At about the same time, the intellectual foundation for fiscal-stimulus plans was being laid out by John Maynard Keynes. Keynes argued that when fear made consumers and businessmen excessively cautious in their investing and spending, government could temporarily step in. Tax cuts or government-generated demand in the form of public spending could keep the country’s factories and service centers humming until the “animal spirits” of consumers and businessmen rebounded. Keynes’s ideas were only halfheartedly tried during the New Deal.

But after huge military spending on the Second World War—arguably the biggest fiscal-stimulus program in history—helped bring an end to the Depression, fiscal stimulus became a key policy weapon. In the 1950s, the Eisenhower administration turned quickly to deficit spending when the economy slumped, and the Kennedy and Johnson administrations later used Keynesian rhetoric to push for tax cuts and spending increases.

In recent years, monetary policy, which works by changing interest rates, has superseded fiscal policy as the favored tool for jump-starting the economy. But when the U.S. economy stumbled in 2001 the Bush administration quickly enacted a $38 billion tax-rebate plan. Popular as Keynesian fiscal policy may be, many economists are skeptical that it works.

They argue that fine-tuning the economy is a virtually impossible task, and that fiscal-stimulus programs are usually too small, and arrive too late, to make a difference. And since the money to pay for fiscal programs has to be borrowed and paid back in taxes, it’s a wash for the economy as a whole. If the government gives you $600 but you know you’re eventually going to have to pay $600 back in taxes, it may not feel like much of a gift.

The economist Russell Roberts argues that using fiscal policy to get the economy going is like “taking a bucket of water from the deep end of a pool and dumping it into the shallow end.” The skeptics are right that fiscal policy isn’t guaranteed to succeed. But theory and history suggest that there are circumstances in which making businessmen and consumers feel more flush can help a stalled economy.
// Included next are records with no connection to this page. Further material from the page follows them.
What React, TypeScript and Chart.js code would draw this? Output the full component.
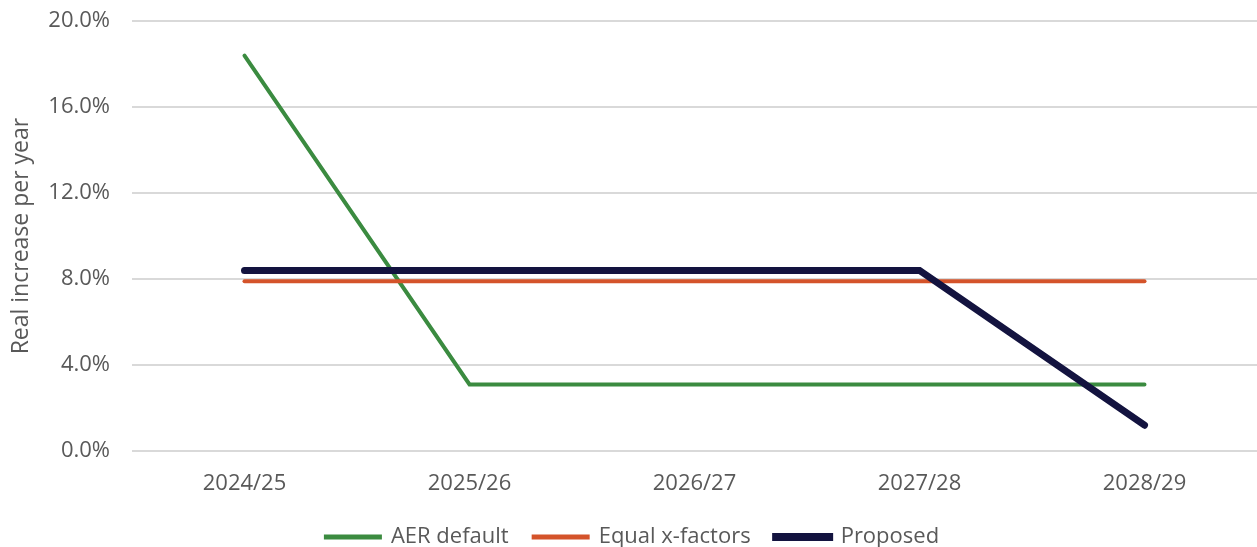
import React, { useEffect, useRef } from "react";
import { Chart, registerables } from "chart.js";

Chart.register(...registerables);

const categories = ["2024/25", "2025/26", "2026/27", "2027/28", "2028/29"];
const aerDefault = [18.4, 3.1, 3.1, 3.1, 3.1];
const equalXFactors = [7.9, 7.9, 7.9, 7.9, 7.9];
const proposed = [8.4, 8.4, 8.4, 8.4, 1.2];
const yTicks = [0, 4, 8, 12, 16, 20];

const FONT = "'Open Sans', 'Noto Sans', sans-serif";

export default function App() {
  const ref = useRef<HTMLCanvasElement | null>(null);

  useEffect(() => {
    if (!ref.current) return;
    const chart = new Chart(ref.current, {
      type: "line",
      data: {
        labels: categories,
        datasets: [
          {
            label: "AER default",
            data: aerDefault,
            borderColor: "#3b8b40",
            backgroundColor: "#3b8b40",
            borderWidth: 4,
            pointRadius: 0,
            tension: 0,
            borderCapStyle: "round",
            order: 3,
          },
          {
            label: "Equal x-factors",
            data: equalXFactors,
            borderColor: "#d4532a",
            backgroundColor: "#d4532a",
            borderWidth: 4,
            pointRadius: 0,
            tension: 0,
            borderCapStyle: "round",
            order: 2,
          },
          {
            label: "Proposed",
            data: proposed,
            borderColor: "#13133f",
            backgroundColor: "#13133f",
            borderWidth: 7,
            pointRadius: 0,
            tension: 0,
            borderCapStyle: "round",
            order: 1,
          },
        ],
      },
      options: {
        animation: false,
        responsive: true,
        maintainAspectRatio: false,
        layout: { padding: { left: 8, right: 0, top: 0, bottom: -11 } },
        plugins: {
          tooltip: { enabled: false },
          legend: {
            position: "bottom",
            labels: {
              boxWidth: 54,
              boxHeight: 1,
              padding: 25,
              color: "#595959",
              font: { family: FONT, size: 22 },
              sort: (a: any, b: any) => a.datasetIndex - b.datasetIndex,
            },
          },
        },
        scales: {
          x: {
            offset: true,
            afterFit: (axis: any) => {
              axis.height = 50;
            },
            grid: { display: false, drawTicks: false },
            border: { display: false },
            ticks: {
              color: "#595959",
              padding: 20,
              font: { family: FONT, size: 22 },
            },
          },
          y: {
            min: 0,
            max: 20,
            afterBuildTicks: (axis: any) => {
              axis.ticks = yTicks.map((v) => ({ value: v }));
            },
            afterFit: (axis: any) => {
              axis.width = 124;
            },
            grid: { color: "#d9d9d9", lineWidth: 2, drawTicks: false },
            border: { display: false },
            ticks: {
              color: "#595959",
              padding: 22,
              font: { family: FONT, size: 22 },
              callback: (v: any) => Number(v).toFixed(1) + "%",
            },
            title: {
              display: true,
              text: "Real increase per year",
              color: "#595959",
              font: { family: FONT, size: 23 },
              padding: { top: 0, bottom: 0 },
            },
          },
        },
      },
    });
    return () => chart.destroy();
  }, []);

  return (
    <div style={{ position: "fixed", left: 0, top: -14, width: 1257, height: 561, background: "#fff" }}>
      <canvas ref={ref} />
    </div>
  );
}
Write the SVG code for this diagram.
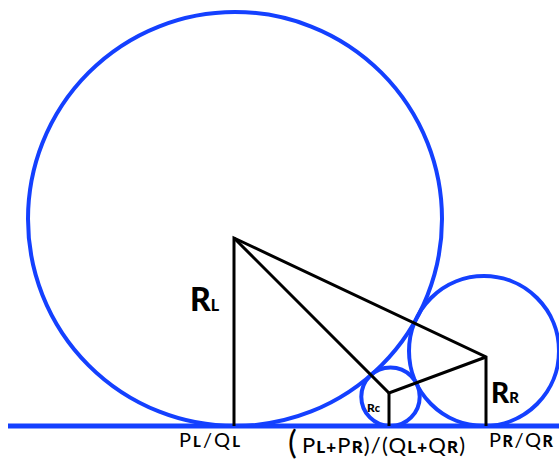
<svg xmlns="http://www.w3.org/2000/svg" width="559" height="462" viewBox="0 0 559 462">
<style>
.c{fill:none;stroke:#1440ff;stroke-width:4}
.g{fill:none;stroke:#1440ff;stroke-width:5}
.k{fill:none;stroke:#000;stroke-width:3;stroke-linejoin:miter}
text{font-family:Lato,"Open Sans","DejaVu Sans",sans-serif;fill:#000}
.b{font-weight:900}
.h{font-weight:900}
</style>
<rect width="559" height="462" fill="#fff"/>
<g id="ground"><line class="g" x1="8" y1="426" x2="559" y2="426"/></g>
<g id="circleL"><circle class="c" cx="235" cy="219" r="207"/></g>
<g id="circleR"><circle class="c" cx="484" cy="351" r="75"/></g>
<g id="circleC"><circle class="c" cx="390.5" cy="396.8" r="29.2"/></g>
<g id="connectors">
<polyline class="k" points="234,426 234,238 486,357 486,426"/>
<polyline class="k" points="234,238 389,393 486,357"/>
<line class="k" x1="389" y1="393" x2="389" y2="426"/>
</g>
<g id="labels">
<text x="190" y="311" class="h" font-size="32">R<tspan font-size="16">L</tspan></text>
<text x="491" y="403" class="h" font-size="28">R<tspan font-size="15">R</tspan></text>
<text x="367" y="412" class="h" font-size="12">R<tspan font-size="11">c</tspan></text>
<text x="179" y="447" font-size="20" textLength="61">P<tspan class="b" font-size="15">L</tspan>/Q<tspan class="b" font-size="15">L</tspan></text>
<text x="288" y="454" font-size="33">(</text>
<text x="302" y="453" font-size="22" textLength="163">P<tspan class="b" font-size="17">L+</tspan>P<tspan class="b" font-size="17">R</tspan>)/(Q<tspan class="b" font-size="17">L+</tspan>Q<tspan class="b" font-size="17">R</tspan>)</text>
<text x="489" y="447" font-size="20" textLength="64">P<tspan class="b" font-size="16">R</tspan>/Q<tspan class="b" font-size="16">R</tspan></text>
</g>
</svg>
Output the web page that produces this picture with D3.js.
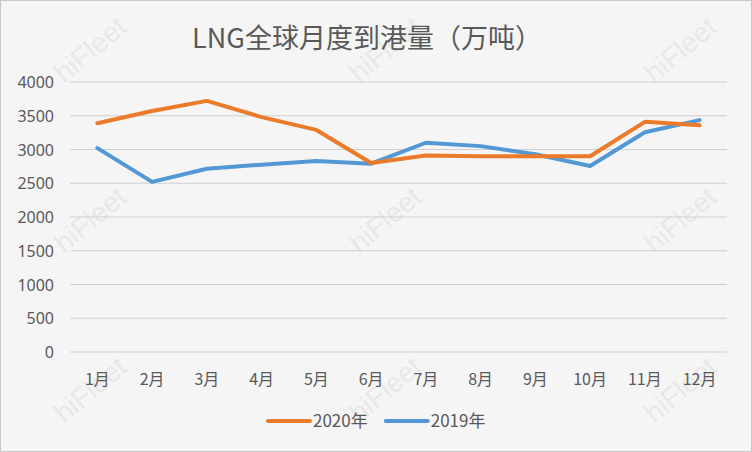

The Second World War is one example. Or take Japan: Since the country’s economy remained stagnant through the nineties despite hundreds of billions of dollars in public spending, its experience is often cited as an example of the futility of Keynesianism.

But, as the macroeconomist Adam Posen has shown, Japan’s real mistake was not in using fiscal stimulus but in failing to use it well—the government consistently spent less than was needed, and undercut its efforts in one year by raising taxes or cutting spending the next.On the single occasion when the government did wholeheartedly use fiscal policy, Japan’s economy grew briskly.

In the U.S., meanwhile, business tax breaks have helped spur investment booms at least four times since the early '60s, and recent work suggests that the 2001 rebate sharply boosted consumer spending. Fiscal stimulus isn’t a panacea, but it can be a useful tool if it’s timely and targeted. On those counts, the new stimulus plan, though imperfect, is better than expected.

It is certainly timely: The package was passed in only a few weeks, and the rebate checks will be out by May. It’s not ideal in its targeting—Congress omitted policies that are especially effective in generating spending, including the extension of unemployment benefits and food stamps—but it does limit the rebates to families with incomes under a $174,000. Given that two-thirds of all income taxes in the United States are paid by households that earn more than that, this is a startlingly redistributive move from an administration not known for such measures.

More important, it should make the stimulus plan more effective, because the people getting the rebates are not, for the most part, the people who will be paying for them. And since the wealthy save a far higher percentage of their incomes than the less well-off, the plan essentially takes money from people who would probably save it and gives it to those who will likely spend it. In the long run, this isn’t sustainable—the current crisis has shown that Americans need to save more and borrow less. But in the short run a little spending spree could be just what an idling, anxious economy needs.